Hacker News new | ask | show | jobs
by donnygreenberg 1092 days ago
It's a great point. The funny thing is that the rest of the world just has dev, QA, and prod staging and canaries, while ML has "the 6 months it takes to translate from notebook to pipeline" or "uploading a new checkpoint/image to the platform." We can just stage properly and release through CD like everyone else does, but not spend 6 months flipping the switch. We built the ability to specify the package for a function as a git repo and a particular revision to enable this, and hopefully it means more people rely on version control as the source of truth in prod and not the most recently uploaded model checkpoint to Sagemaker. During experimentation though, it really is frustrating that many systems only allow you run what you've committed.
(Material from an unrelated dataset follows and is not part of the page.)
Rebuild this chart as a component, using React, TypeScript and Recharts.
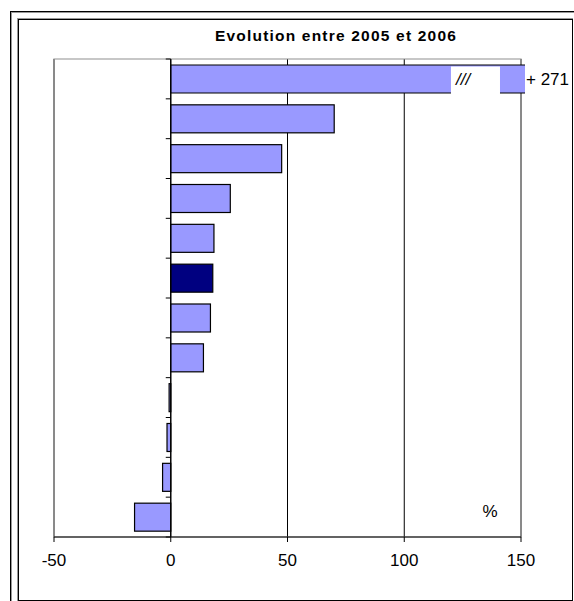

We've also built a basic permissioning system to control who can actually overwrite the saved version of a resource, so there are no accidents. E.g. if the prod inference blob is saved at "mikes_pizza/nlp/bert/bert_prod", you can set it so only x accounts can overwrite that metadata to point to a new model. Ideally we just inherit existing RBAC groups sometime soon.

Does that make sense? Curious if you had something else in mind as far as the danger.

1 comments

Ah, I see. The ability to push to infra is more about the development loop than prod rollouts. Prod can (and should) use CD with a well understood source of truth.

Thanks, I was misunderstanding the purpose of the feature.